Szymon Baran: Przekazanie pałeczki w rodzinnej sztafecie nigdy nie jest łatwe. Dowodzą tego przykłady nie tylko z Polski, ale i świata. Nam udała się podwójna sukcesja: od 2014 roku firmą zarządzają synowie założycieli. Nasi ojcowie, którzy założyli CHEMTEX w 2002 roku, wspierają nas, służą życzliwą radą. Przez całe swoje zawodowe życie byli związani z poligrafią, do dziś pozostają naszymi najlepszymi nauczycielami.
Był Pan „skazany” na CHEMTEX?
Sz. B.: Zawsze chciałem być „na swoim”. Po ukończeniu studiów mogłem szukać własnej drogi, ale najlepszy z najlepszych pomysłów miałem na wyciągnięcie ręki – w rodzinnej firmie. Zanim przejąłem stery, pracowałem w niej osiem lat, na wszystkich możliwych stanowiskach.
Nie ma lepszej lekcji zarządzania?
Sz. B.: Na pewno nie. Znam od podszewki nasze produkty, procesy, technologie, mam świadomość, jak wiele zazębiających się czynników wpływa na najwyższą jakość, którą chcemy dostarczać klientom. Mam też bezcenne doświadczenie z perspektywy pracownika – i staram się tę wiedzę wykorzystywać w budowaniu środowiska pracy, sprzyjającego zaangażowaniu, kreatywności i samodzielności. I chyba nam się udaje – bo od lat funkcjonujemy praktycznie w tym samym zgranym, zmotywowanym składzie.
Wspomniał Pan o jakości. Nie ma dziś od niej ucieczki?

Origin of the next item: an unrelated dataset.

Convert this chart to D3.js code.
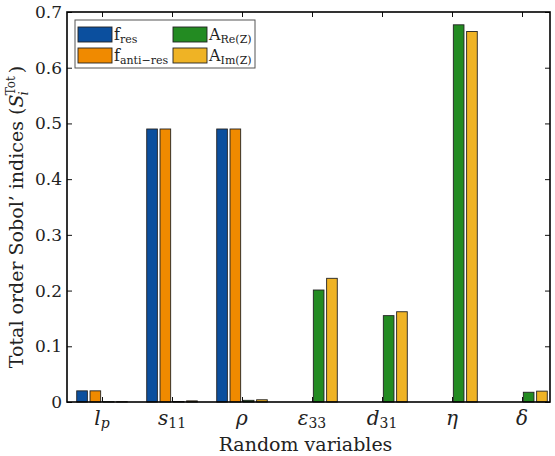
<!DOCTYPE html>
<html><head><meta charset="utf-8">
<script src="https://cdn.jsdelivr.net/npm/d3@7"></script>
<style>body{margin:0;background:#fff} svg{display:block}</style>
</head><body>
<svg id="c" width="555" height="456"></svg>
<script>
const FONT = "DejaVu Serif";
// ---- data ----
const categories = ["lp","s11","rho","eps33","d31","eta","delta"];
const fRes  = [0.020, 0.490, 0.490, 0, 0, 0, 0];
const fAnti = [0.020, 0.490, 0.490, 0, 0, 0, 0];
const aRe   = [0.0005, 0.001, 0.003, 0.201, 0.155, 0.677, 0.0175];
const aIm   = [0.0005, 0.002, 0.004, 0.222, 0.162, 0.665, 0.0195];
const yTicks = [0, 0.1, 0.2, 0.3, 0.4, 0.5, 0.6, 0.7];
const yTickLabels = ["0","0.1","0.2","0.3","0.4","0.5","0.6","0.7"];
const seriesKeys = ["fres","fanti","are","aim"];
const seriesColors = ["#0b4f9e","#f08a00","#238b22","#efb325"];

const seriesVals = [fRes, fAnti, aRe, aIm];

const catLabels = {
  lp:["l","p"], s11:["s","11"], rho:["ρ",""], eps33:["ε","33"],
  d31:["d","31"], eta:["η",""], delta:["δ",""]
};

const svg = d3.select("#c").attr("font-family", FONT).attr("fill", "#222");
const L=67, R=550, T=12, B=402;
const x = d3.scaleLinear().domain([0.5, 7.4]).range([L, R]);
const y = d3.scaleLinear().domain([0, 0.7]).range([B, T]);
const sub = d3.scaleBand().domain(seriesKeys).range([-0.38, 0.38]).paddingInner(0.2).paddingOuter(0.1);
const bwPx = x(sub.bandwidth()) - x(0);

seriesKeys.forEach((k, si) => {
  svg.append("g").selectAll("rect").data(seriesVals[si]).join("rect")
    .attr("x", (d, i) => x(i + 1 + sub(k)))
    .attr("width", bwPx)
    .attr("y", d => y(d))
    .attr("height", d => Math.max(0, y(0) - y(d)))
    .attr("fill", seriesColors[si])
    .attr("stroke", d => d > 0 ? "#222" : "none")
    .attr("stroke-width", 0.9);
});

const catPos = categories.map((c, i) => i + 1);
svg.append("g").attr("transform", `translate(0,${B})`)
  .call(d3.axisBottom(x).tickValues(catPos).tickSize(-5).tickFormat(""));
svg.append("g").attr("transform", `translate(0,${T})`)
  .call(d3.axisTop(x).tickValues(catPos).tickSize(-5).tickFormat(""));
const yl = svg.append("g").attr("transform", `translate(${L},0)`)
  .call(d3.axisLeft(y).tickValues(yTicks).tickSize(-5).tickPadding(5)
    .tickFormat((d, i) => yTickLabels[i]));
svg.append("g").attr("transform", `translate(${R},0)`)
  .call(d3.axisRight(y).tickValues(yTicks).tickSize(-5).tickFormat(""));
svg.selectAll(".domain").remove();
svg.selectAll("g").attr("font-family", FONT);
svg.selectAll(".tick line").attr("stroke", "#111").attr("stroke-width", 1);
yl.selectAll("text").attr("font-size", 17).attr("fill","#222");

svg.append("rect").attr("x", L).attr("y", T).attr("width", R - L).attr("height", B - T)
  .attr("fill", "none").attr("stroke", "#000").attr("stroke-width", 1.6);

categories.forEach((c, i) => {
  const t = svg.append("text").attr("x", x(i + 1)).attr("y", 425)
    .attr("text-anchor", "middle").attr("font-size", 20).attr("font-family", FONT);
  const [m, s] = catLabels[c];
  t.append("tspan").text(m).attr("font-style", "italic");
  if (s) t.append("tspan").text(s).attr("dy", 3).attr("font-size", 14)
    .attr("font-style", c === "lp" ? "italic" : "normal");
});

svg.append("text").attr("x", (L + R) / 2 - 3).attr("y", 451).attr("text-anchor", "middle")
  .attr("font-size", 19).attr("font-family", FONT).text("Random variables");

const ylab = svg.append("text").attr("transform", `translate(23,${(T + B) / 2 + 10}) rotate(-90)`)
  .attr("text-anchor", "middle").attr("font-size", 19).attr("font-family", FONT);
ylab.append("tspan").text("Total order Sobol’ indices (");
ylab.append("tspan").text("S").attr("font-style", "italic");
ylab.append("tspan").text("i").attr("font-style", "italic").attr("font-size", 13).attr("dy", 5).attr("dx", -1);
ylab.append("tspan").text("Tot").attr("font-size", 12).attr("dy", -13).attr("dx", -4);
ylab.append("tspan").text(")").attr("dy", 8).attr("dx", 3);

const lg = svg.append("g").attr("font-family", FONT);
lg.append("rect").attr("x", 75).attr("y", 20).attr("width", 180).attr("height", 48)
  .attr("fill", "#fff").attr("stroke", "#555").attr("stroke-width", 1);
const legItems = [
  {k:0, x:78, y:27, m:"f", s:"res"},
  {k:1, x:78, y:48, m:"f", s:"anti−res"},
  {k:2, x:173, y:27, m:"A", s:"Re(Z)"},
  {k:3, x:173, y:48, m:"A", s:"Im(Z)"}
];
legItems.forEach(it => {
  lg.append("rect").attr("x", it.x).attr("y", it.y).attr("width", 34).attr("height", 15)
    .attr("fill", seriesColors[it.k]).attr("stroke", "#222").attr("stroke-width", 0.9);
  const t = lg.append("text").attr("x", it.x + 36).attr("y", it.y + 13).attr("font-size", 16);
  t.append("tspan").text(it.m);
  t.append("tspan").text(it.s).attr("dy", 3).attr("font-size", 11);
});
</script>
</body></html>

Sz. B.: Stać w miejscu to się cofać. W specjalistycznych branżach – jak nasza – dewiza ta nabiera krytycznego znaczenia. Warunkiem minimum jest podążanie za wszelkimi zmianami w przepisach i normach dotyczących farb, klejów, lakierów. Najważniejsze jest jednak ciągłe doskonalenie produktów. Jedną z nowinek w naszej ofercie są farby fleksograficzne wodne, które można nakładać na podłoża, na których fleksografia nigdy wcześniej nie znajdowała zastosowania.
Poszukując innowacyjnych rozwiązań, współpracujemy od lat z czołowymi uczelniami technicznymi i ośrodkami badawczymi. Do pracy napędza nas chęć jak najlepszego spełniania oczekiwań naszych klientów poprzez najwyższą jakość i proekologiczność naszych produktów.

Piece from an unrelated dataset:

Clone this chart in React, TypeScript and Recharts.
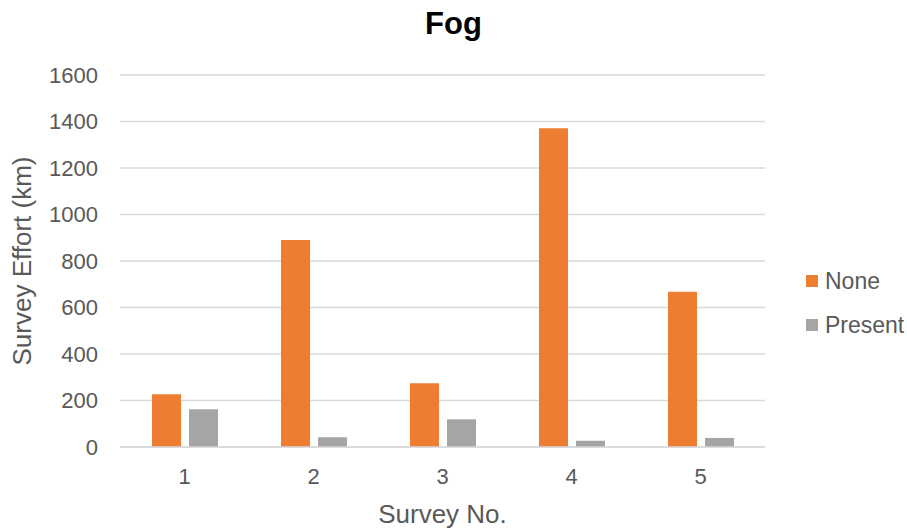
import { BarChart, Bar, XAxis, YAxis, CartesianGrid, Legend } from "recharts";

const surveys = ["1", "2", "3", "4", "5"];
const noneEffort = [227, 890, 274, 1371, 668];
const presentEffort = [162, 42, 119, 27, 39];
const yTicks = [0, 200, 400, 600, 800, 1000, 1200, 1400, 1600];

const ORANGE = "#ED7D31";
const GRAY = "#A5A5A5";
const TEXT = "#595959";
const FONT = "'Liberation Sans', Arial, sans-serif";

const data = surveys.map((s, i) => ({
  survey: s,
  None: noneEffort[i],
  Present: presentEffort[i],
}));

const renderLegend = (props: any) => {
  const { payload } = props;
  return (
    <div style={{ fontFamily: FONT }}>
      {payload.map((entry: any, index: number) => (
        <div
          key={`legend-${index}`}
          style={{
            display: "flex",
            alignItems: "center",
            height: 44,
            fontSize: 23,
            color: TEXT,
          }}
        >
          <span
            style={{
              display: "inline-block",
              width: 12,
              height: 12,
              background: entry.color,
              marginRight: 7,
            }}
          />
          {entry.value}
        </div>
      ))}
    </div>
  );
};

export default function App() {
  return (
    <div
      style={{
        position: "absolute",
        left: 0,
        top: 0,
        width: 907,
        height: 529,
        background: "#fff",
        fontFamily: FONT,
      }}
    >
      <div
        style={{
          position: "absolute",
          top: 6,
          width: 907,
          textAlign: "center",
          fontWeight: "bold",
          fontSize: 31,
          color: "#000",
        }}
      >
        Fog
      </div>
      <BarChart
        width={907}
        height={529}
        data={data}
        margin={{ top: 75, right: 32, bottom: 0, left: 0 }}
        barGap={8}
        barSize={29}
      >
        <CartesianGrid vertical={false} stroke="#D9D9D9" strokeWidth={1.5} />
        <XAxis
          dataKey="survey"
          height={82}
          axisLine={{ stroke: "#D9D9D9", strokeWidth: 1.5 }}
          tickLine={false}
          tickSize={0}
          tickMargin={21}
          tick={{ fill: TEXT, fontSize: 22, fontFamily: FONT }}
          label={{
            value: "Survey No.",
            position: "insideBottom",
            offset: 6,
            fill: TEXT,
            fontSize: 26,
            fontFamily: FONT,
          }}
        />
        <YAxis
          width={120}
          domain={[0, 1600]}
          ticks={yTicks}
          axisLine={false}
          tickLine={false}
          tickSize={0}
          tickMargin={22}
          tick={{ fill: TEXT, fontSize: 22, fontFamily: FONT }}
          label={{
            value: "Survey Effort (km)",
            angle: -90,
            position: "center",
            dx: -38,
            fill: TEXT,
            fontSize: 26,
            fontFamily: FONT,
          }}
        />
        <Legend
          layout="vertical"
          align="right"
          verticalAlign="middle"
          content={renderLegend}
          wrapperStyle={{ left: 806, right: "auto", top: 259, width: 110 }}
        />
        <Bar dataKey="None" fill={ORANGE} isAnimationActive={false} />
        <Bar dataKey="Present" fill={GRAY} isAnimationActive={false} />
      </BarChart>
    </div>
  );
}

W ub. roku CHEMTEX wprowadził się do nowego zakładu. Co ta inwestycja oznacza dla firmy?
Sz. B.: Inwestycja nie byłaby możliwa, gdyby nie wsparcie z funduszy unijnych. Przeprowadzka na swoje z pewnością dała nam „oddech” finansowy – to, co płaciliśmy komuś, teraz płacimy sobie. Najważniejsze dla nas jest jednak to, że mogliśmy zaprojektować park maszynowy idealnie na miarę naszych obecnych i przyszłych potrzeb. Z perfekcyjnie przygotowanym, nowoczesnym, zgodnym z najwyższymi normami bezpieczeństwa i ekologii zapleczem możemy skupić się już tylko na tym, co lubimy najbardziej – obsłudze klientów.
Jaką rolę w rozwoju firmy odgrywa PKO Bank Polski?

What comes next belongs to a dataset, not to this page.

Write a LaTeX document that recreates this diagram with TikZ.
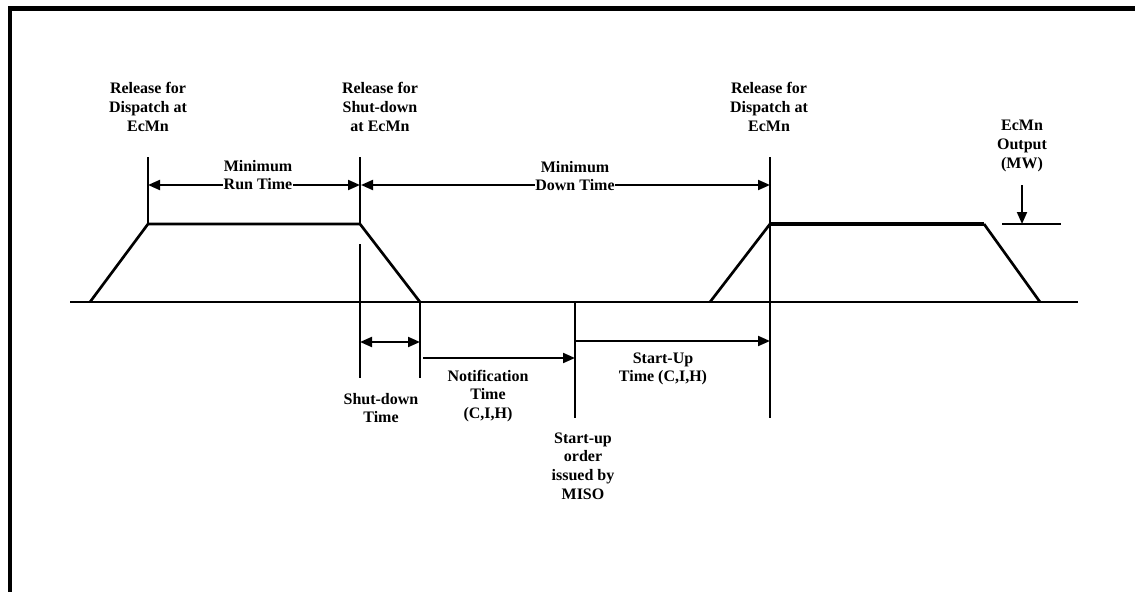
\documentclass[tikz,border=0pt]{standalone}
\usepackage{fontspec}
\setmainfont{Liberation Serif}
\usetikzlibrary{arrows.meta}
\begin{document}
\begin{tikzpicture}[x=0.75pt,y=-0.75pt,
  lbl/.style={align=center,font=\fontsize{12}{14}\selectfont\bfseries,inner sep=0pt},
  lblw/.style={lbl,fill=white,inner sep=0.6pt},
  curve/.style={line width=2pt,line join=miter},
  tick/.style={line width=1.5pt},
  dim/.style={line width=1.5pt,-{Triangle[length=9pt,width=7.5pt]}},
  ddim/.style={line width=1.5pt,{Triangle[length=9pt,width=7.5pt]}-{Triangle[length=9pt,width=7.5pt]}}]
\useasboundingbox (0,0) rectangle (1135,592);
% frame
\draw[line width=3.5pt] (10,592) -- (10,8.5) -- (1135,8.5);
% base line
\coordinate (b0) at (70,302); \coordinate (b1) at (1078,302);
\draw[curve] (b0) -- (b1);
% first trapezoid
\coordinate (t1a) at (90,302); \coordinate (t1b) at (148,224);
\coordinate (t1c) at (360,224); \coordinate (t1d) at (420,302);
\draw[curve] (t1a) -- (t1b) -- (t1c) -- (t1d);
% second trapezoid
\coordinate (t2a) at (710,302); \coordinate (t2b) at (770,224);
\coordinate (t2c) at (984,224); \coordinate (t2d) at (1040,302);
\draw[curve] (t2a) -- (t2b);
\draw[line width=2.6pt] (t2b) -- (t2c);
\draw[curve] (t2c) -- (t2d);
% vertical ticks
\coordinate (v1t) at (148,157); \coordinate (v1b) at (148,224);
\coordinate (v2t) at (360,157); \coordinate (v2b) at (360,224);
\coordinate (v2lt) at (360,244); \coordinate (v2lb) at (360,378);
\coordinate (v3t) at (420,302); \coordinate (v3b) at (420,378);
\coordinate (v4t) at (575,302); \coordinate (v4b) at (575,418);
\coordinate (v5t) at (770,157); \coordinate (v5b) at (770,418);
\draw[tick] (v1t) -- (v1b);
\draw[tick] (v2t) -- (v2b);
\draw[tick] (v2lt) -- (v2lb);
\draw[tick] (v3t) -- (v3b);
\draw[tick] (v4t) -- (v4b);
\draw[tick] (v5t) -- (v5b);
% dimension arrows
\coordinate (mr0) at (148,185); \coordinate (mr1) at (360,185);
\coordinate (md0) at (361,185); \coordinate (md1) at (770,185);
\coordinate (sd0) at (360,342); \coordinate (sd1) at (420,342);
\coordinate (nt0) at (423,358); \coordinate (nt1) at (575,358);
\coordinate (su0) at (575,341); \coordinate (su1) at (770,341);
\draw[ddim] (mr0) -- (mr1);
\draw[ddim] (md0) -- (md1);
\draw[ddim] (sd0) -- (sd1);
\draw[dim] (nt0) -- (nt1);
\draw[dim] (su0) -- (su1);
% output marker
\coordinate (o0) at (1002,224); \coordinate (o1) at (1061,224);
\coordinate (oa) at (1022,185); \coordinate (ob) at (1022,224);
\draw[tick] (o0) -- (o1);
\draw[dim] (oa) -- (ob);
% labels
\node[lbl] (rel1) at (148,107) {Release for\\Dispatch at\\EcMn};
\node[lbl] (rel2) at (380,107) {Release for\\Shut-down\\at EcMn};
\node[lbl] (rel3) at (769,107) {Release for\\Dispatch at\\EcMn};
\node[lbl] (out) at (1022,146) {EcMn\\Output\\(MW)};
\node[lblw] (minrun) at (258,175) {Minimum\\Run Time};
\node[lblw] (mindown) at (575,176) {Minimum\\Down Time};
\node[lbl] (sdt) at (381,408) {Shut-down\\Time};
\node[lbl] (notif) at (488,396) {Notification\\Time\\(C,I,H)};
\node[lbl] (order) at (583,466) {Start-up\\order\\issued by\\MISO};
\node[lbl] (sut) at (663,369) {Start-Up\\Time (C,I,H)};
\end{tikzpicture}
\end{document}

Sz. B.: Wieloletnia współpraca z Bankiem pomaga nam elastycznie wykorzystywać nadarzające się szanse. Zdarza się, że jakiś wydatek, inwestycja decyduja o awansie do biznesowej ekstraklasy. Ale trzeba to ryzyko podjąć już, teraz, bo potem może być za późno. Dostęp do finansowania, obrotowego i inwestycyjnego, daje nam pewność, że nie przegapimy żadnej z takich szans. Ważne dla nas jest także to, że – pomimo niewielkich rozmiarów – zawsze byliśmy traktowani jak klienci „z najwyższej półki”.